Work to do => Return the lines from the line containing "Clone this chart in seaborn and matplotlib." through the line containing "from matplotlib.ticker import MultipleLocator" exactly. No other line should appear in the answer.

Records for processing =>
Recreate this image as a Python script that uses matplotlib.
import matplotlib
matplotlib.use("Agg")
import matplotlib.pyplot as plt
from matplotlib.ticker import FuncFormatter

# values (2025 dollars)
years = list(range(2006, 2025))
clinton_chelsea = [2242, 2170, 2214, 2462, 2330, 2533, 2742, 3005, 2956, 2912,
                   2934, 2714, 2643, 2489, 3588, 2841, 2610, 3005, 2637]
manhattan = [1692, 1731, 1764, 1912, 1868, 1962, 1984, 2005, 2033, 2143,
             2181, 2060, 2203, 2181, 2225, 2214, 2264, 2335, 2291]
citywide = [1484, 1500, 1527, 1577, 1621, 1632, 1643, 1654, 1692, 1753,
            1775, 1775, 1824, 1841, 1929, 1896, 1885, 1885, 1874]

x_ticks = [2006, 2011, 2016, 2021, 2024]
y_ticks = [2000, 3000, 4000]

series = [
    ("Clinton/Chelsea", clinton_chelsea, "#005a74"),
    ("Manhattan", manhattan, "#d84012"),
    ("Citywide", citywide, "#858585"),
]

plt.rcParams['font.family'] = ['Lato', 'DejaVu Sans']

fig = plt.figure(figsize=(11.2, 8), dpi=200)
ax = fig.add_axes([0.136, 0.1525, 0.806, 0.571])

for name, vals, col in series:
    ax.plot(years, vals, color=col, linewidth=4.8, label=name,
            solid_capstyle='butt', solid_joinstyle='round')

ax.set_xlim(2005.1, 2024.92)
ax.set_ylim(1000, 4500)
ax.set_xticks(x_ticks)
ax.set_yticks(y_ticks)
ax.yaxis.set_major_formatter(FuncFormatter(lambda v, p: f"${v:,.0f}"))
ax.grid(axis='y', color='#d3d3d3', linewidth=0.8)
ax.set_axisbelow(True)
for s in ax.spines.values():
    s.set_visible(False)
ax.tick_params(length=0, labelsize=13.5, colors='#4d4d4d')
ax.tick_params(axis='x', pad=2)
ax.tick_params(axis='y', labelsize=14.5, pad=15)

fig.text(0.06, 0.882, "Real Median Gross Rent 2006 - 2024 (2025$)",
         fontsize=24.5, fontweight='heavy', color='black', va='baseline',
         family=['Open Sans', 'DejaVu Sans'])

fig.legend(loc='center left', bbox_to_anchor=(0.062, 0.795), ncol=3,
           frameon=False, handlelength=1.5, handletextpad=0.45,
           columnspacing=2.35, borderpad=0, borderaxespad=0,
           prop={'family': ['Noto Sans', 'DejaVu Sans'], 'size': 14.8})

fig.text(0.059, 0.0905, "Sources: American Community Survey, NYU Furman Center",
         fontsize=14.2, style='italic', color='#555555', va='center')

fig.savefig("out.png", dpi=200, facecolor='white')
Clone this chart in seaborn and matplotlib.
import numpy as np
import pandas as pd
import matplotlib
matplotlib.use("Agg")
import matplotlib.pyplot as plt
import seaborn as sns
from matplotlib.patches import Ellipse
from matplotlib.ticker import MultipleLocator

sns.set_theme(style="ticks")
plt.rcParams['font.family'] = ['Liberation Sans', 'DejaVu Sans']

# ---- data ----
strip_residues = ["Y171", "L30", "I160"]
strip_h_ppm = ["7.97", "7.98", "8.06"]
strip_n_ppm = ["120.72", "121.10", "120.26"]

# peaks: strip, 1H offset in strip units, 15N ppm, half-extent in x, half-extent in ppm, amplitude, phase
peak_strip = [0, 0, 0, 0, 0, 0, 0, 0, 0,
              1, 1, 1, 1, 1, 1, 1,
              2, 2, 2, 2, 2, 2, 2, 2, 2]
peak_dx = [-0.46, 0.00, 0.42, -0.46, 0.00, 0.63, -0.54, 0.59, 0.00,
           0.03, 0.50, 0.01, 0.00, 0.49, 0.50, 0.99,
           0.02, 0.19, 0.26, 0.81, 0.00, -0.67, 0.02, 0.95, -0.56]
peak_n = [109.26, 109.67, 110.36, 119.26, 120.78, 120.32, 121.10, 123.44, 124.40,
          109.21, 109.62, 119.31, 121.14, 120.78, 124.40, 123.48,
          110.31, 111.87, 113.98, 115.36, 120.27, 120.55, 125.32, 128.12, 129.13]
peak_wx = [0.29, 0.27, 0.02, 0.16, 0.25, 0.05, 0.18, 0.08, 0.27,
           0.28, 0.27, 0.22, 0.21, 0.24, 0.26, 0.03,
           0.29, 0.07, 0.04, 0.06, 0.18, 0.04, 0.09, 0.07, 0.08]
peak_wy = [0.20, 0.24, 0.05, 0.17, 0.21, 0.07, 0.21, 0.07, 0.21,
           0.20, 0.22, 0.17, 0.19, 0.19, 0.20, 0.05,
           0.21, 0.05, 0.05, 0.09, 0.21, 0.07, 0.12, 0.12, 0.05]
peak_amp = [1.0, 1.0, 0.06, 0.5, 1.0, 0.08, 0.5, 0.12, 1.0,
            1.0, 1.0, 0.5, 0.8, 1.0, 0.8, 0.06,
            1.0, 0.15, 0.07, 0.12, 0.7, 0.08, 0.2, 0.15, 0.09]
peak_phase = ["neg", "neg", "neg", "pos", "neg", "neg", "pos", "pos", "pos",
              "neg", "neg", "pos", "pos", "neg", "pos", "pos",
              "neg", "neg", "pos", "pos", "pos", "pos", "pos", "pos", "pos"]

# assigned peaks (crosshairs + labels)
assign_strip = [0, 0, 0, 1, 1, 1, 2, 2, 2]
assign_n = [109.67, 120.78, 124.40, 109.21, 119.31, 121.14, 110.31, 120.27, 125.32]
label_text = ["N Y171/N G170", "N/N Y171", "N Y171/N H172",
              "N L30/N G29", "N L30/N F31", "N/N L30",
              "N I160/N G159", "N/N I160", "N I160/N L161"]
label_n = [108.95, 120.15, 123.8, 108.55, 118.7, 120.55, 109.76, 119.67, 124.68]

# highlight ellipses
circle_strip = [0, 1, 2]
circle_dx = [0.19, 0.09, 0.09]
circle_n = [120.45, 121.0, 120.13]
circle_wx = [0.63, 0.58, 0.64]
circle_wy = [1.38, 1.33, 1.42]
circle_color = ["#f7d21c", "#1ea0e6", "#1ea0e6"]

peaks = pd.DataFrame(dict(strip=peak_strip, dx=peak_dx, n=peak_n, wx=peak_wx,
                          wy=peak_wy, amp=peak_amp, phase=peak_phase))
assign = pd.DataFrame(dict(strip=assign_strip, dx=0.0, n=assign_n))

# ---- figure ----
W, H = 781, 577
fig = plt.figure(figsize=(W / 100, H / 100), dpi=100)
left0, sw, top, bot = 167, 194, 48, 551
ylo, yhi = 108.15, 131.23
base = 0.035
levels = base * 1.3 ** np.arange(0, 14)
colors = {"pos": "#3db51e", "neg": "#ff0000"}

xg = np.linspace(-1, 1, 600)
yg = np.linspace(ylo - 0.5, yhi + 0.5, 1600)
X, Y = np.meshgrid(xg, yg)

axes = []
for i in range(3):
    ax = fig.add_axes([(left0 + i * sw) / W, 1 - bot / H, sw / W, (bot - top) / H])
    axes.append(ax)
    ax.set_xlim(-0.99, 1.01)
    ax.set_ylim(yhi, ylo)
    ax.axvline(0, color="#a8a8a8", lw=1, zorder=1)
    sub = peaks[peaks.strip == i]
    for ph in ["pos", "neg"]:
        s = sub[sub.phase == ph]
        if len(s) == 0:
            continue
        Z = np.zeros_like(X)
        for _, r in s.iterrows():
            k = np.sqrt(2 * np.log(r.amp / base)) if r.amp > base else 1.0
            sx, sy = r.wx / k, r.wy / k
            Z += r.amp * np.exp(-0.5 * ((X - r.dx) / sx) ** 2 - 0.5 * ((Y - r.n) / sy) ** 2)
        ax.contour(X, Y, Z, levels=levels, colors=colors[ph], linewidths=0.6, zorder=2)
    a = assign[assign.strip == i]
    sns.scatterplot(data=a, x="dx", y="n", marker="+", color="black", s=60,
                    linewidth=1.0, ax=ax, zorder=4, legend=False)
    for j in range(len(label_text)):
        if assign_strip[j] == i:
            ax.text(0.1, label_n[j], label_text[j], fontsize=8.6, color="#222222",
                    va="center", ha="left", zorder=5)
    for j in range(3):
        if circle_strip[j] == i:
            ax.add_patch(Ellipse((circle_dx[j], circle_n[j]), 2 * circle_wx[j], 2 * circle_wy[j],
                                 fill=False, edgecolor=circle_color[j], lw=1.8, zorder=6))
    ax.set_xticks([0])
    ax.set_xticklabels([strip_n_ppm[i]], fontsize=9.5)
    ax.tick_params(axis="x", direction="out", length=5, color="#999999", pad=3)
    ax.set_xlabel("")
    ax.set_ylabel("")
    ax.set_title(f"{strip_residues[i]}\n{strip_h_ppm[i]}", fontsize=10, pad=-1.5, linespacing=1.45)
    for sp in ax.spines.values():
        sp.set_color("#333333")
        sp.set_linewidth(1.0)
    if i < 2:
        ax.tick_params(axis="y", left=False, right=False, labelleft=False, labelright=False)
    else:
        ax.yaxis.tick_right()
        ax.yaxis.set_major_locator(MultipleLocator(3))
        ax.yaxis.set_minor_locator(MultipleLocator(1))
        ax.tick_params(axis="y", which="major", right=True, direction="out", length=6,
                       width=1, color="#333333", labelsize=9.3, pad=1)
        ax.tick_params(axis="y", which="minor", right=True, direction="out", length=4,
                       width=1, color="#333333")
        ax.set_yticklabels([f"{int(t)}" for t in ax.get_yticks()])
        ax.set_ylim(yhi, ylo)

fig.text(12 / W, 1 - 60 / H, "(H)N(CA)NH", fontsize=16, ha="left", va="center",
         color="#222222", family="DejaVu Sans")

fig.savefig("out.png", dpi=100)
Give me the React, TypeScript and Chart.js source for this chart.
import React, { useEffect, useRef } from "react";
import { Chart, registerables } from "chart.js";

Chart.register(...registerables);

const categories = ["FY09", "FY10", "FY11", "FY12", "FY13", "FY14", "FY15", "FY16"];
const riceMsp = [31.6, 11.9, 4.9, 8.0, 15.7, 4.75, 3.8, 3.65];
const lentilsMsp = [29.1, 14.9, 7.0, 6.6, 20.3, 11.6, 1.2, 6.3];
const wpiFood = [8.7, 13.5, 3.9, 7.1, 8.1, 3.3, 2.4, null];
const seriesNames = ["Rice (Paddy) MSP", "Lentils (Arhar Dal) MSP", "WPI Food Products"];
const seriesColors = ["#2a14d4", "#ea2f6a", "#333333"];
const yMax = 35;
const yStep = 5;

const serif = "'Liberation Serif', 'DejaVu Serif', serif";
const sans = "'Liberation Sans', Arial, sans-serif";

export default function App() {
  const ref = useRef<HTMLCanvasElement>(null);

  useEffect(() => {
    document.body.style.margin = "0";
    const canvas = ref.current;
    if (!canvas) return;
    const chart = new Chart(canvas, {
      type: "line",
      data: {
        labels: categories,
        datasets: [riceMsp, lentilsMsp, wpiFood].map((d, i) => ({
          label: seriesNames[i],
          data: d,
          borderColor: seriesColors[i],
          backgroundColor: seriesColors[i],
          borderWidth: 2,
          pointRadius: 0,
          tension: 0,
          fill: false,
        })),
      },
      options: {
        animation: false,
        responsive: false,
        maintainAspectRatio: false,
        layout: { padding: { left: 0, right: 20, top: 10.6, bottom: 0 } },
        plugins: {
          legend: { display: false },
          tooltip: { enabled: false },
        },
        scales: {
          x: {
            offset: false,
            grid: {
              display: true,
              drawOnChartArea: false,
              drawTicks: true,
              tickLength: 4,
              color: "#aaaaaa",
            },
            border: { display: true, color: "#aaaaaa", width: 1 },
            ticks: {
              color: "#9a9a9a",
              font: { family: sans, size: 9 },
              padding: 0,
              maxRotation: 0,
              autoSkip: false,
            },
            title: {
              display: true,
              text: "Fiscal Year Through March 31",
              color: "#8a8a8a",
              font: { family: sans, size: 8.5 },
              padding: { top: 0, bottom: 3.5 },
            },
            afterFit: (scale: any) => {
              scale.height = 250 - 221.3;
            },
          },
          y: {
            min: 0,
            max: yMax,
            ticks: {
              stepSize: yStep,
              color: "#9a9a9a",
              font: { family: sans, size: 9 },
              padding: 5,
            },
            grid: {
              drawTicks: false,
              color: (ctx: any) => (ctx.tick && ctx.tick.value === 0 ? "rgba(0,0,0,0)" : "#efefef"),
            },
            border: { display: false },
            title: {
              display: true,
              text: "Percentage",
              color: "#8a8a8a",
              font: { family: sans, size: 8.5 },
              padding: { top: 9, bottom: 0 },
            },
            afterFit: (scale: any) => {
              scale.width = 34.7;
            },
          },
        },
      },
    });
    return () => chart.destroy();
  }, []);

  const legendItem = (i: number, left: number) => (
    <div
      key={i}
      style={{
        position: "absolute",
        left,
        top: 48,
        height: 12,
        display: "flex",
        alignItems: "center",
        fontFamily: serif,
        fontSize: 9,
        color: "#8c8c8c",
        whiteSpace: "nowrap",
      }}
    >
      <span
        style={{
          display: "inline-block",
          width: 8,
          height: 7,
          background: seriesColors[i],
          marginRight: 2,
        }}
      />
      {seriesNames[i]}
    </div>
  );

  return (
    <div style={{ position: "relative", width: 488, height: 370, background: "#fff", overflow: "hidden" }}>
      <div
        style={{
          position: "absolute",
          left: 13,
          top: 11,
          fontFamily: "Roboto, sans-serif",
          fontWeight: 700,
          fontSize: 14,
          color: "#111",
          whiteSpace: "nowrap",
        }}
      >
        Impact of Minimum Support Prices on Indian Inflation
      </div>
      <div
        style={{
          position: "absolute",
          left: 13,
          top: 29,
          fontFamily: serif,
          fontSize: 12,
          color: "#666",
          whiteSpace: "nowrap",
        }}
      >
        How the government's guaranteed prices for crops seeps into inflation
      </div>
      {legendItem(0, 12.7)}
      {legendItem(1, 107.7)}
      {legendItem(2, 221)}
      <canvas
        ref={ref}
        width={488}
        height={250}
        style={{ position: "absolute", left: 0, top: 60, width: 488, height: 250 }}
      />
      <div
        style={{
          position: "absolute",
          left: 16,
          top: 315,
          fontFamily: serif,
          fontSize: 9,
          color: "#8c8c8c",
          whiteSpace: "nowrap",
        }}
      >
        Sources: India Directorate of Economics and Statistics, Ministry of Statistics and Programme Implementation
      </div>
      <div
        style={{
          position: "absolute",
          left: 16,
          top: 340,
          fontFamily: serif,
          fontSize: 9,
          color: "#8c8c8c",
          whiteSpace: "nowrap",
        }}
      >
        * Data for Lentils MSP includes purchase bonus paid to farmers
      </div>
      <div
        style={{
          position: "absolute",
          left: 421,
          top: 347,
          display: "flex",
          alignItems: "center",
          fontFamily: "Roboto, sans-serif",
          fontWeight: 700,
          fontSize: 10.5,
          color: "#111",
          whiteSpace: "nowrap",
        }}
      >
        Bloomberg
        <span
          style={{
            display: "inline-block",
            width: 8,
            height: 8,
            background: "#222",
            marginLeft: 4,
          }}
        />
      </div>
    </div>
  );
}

Completed task =>
Clone this chart in seaborn and matplotlib.
import numpy as np
import pandas as pd
import matplotlib
matplotlib.use("Agg")
import matplotlib.pyplot as plt
import seaborn as sns
from matplotlib.patches import Ellipse
from matplotlib.ticker import MultipleLocator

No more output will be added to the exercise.